Le PS touche le fond
Le PS soutient les visées de Mélenchon de se faire nommer Premier ministre, ce que La Vanguardia juge être une preuve d'indigence :
«Cet accord temporaire permet d'analyser les conséquences qu'il aura pour la gauche française, et surtout pour la question du droit d'aînesse, qui revient désormais à Mélenchon, membre du Parti socialiste français jusqu'en 2008. ... Le fait que le PS ait accepté de concourir au sein de l'alliance menée par Mélenchon est une confirmation de son déclin, qu'il reconnaît dans la douleur. ... Ironie du sort, et Macron et Mélenchon avaient fait leurs premières armes au Parti socialiste - qui touche le fond ces jours.»
De nouvelles perspectives pour la gauche
Le Temps salue l'union de la gauche, même s'il ne la pense pas en mesure d'obtenir une majorité :
«Le véritable objectif sera d'exister et de redonner des perspectives d'avenir, voire, tout simplement, une bannière crédible à un mouvement d'idée qui n'avait jamais disparu, qui est même peut-être plus présent que jamais dans une jeunesse très engagée dans les questions d'égalité et de climat. ... On aura bien les trois pôles qui se sont dégagés du premier tour de l'élection présidentielle : une extrême droite identitaire qui doit encore définir son degré de libéralisme économique, un centrisme présidentiel qui brasse large et une gauche qui n'a pas peur de s'affirmer comme radicale.»
Un funeste scénario
L'hypothèse d'une victoire de la gauche fait trembler Les Echos :
«Faut-il en effet cultiver une profonde fascination pour le nihilisme pour croire qu'après l'escroquerie de la banalisation vendue par l'extrême droite, la supercherie d'une extrême gauche capable de gouverner est plus crédible ? Mélenchon Premier ministre ? On se pince ! Alors que la guerre est revenue en Europe, notre pays a-t-il vraiment au fond de lui la tentation de s'en remettre à un leader politique aux convictions aussi flottantes que celles de Jean-Luc Mélenchon ? Un dirigeant incapable de se défaire de son tropisme pro-russe, tardant à condamner l'invasion de l'Ukraine, amoureux transi des dirigeants d'un Venezuela en ruine ?»
Vers une cohabitation ?
Dans TVXS, l'eurodéputé Syriza et chroniqueur Stelios Kouloglou évoque la "répartition des tâches" dans l'hypothèse d'un succès de l'alliance :
«Si l'union de la gauche et des écologistes l'emportait aux législatives, on assisterait à une cohabitation - un président de gauche et un gouvernement de droite, ou inversement -, cas de figure qui s'est déjà produit trois fois dans l'histoire.

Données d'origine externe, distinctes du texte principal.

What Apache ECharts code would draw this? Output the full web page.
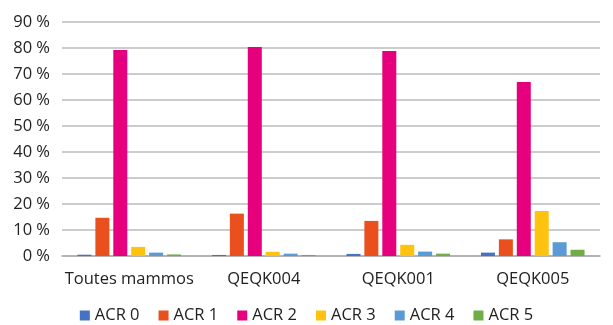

Selon la Constitution, la défense et les affaires étrangères sont l'apanage du président, tandis que la question des lois échoit au Parlement et au gouvernement. Le président a bien entendu le droit de nommer le Premier ministre de son choix, mais cela provoquerait une profonde crise constitutionnelle et personne n'a osé le faire jusque-là.»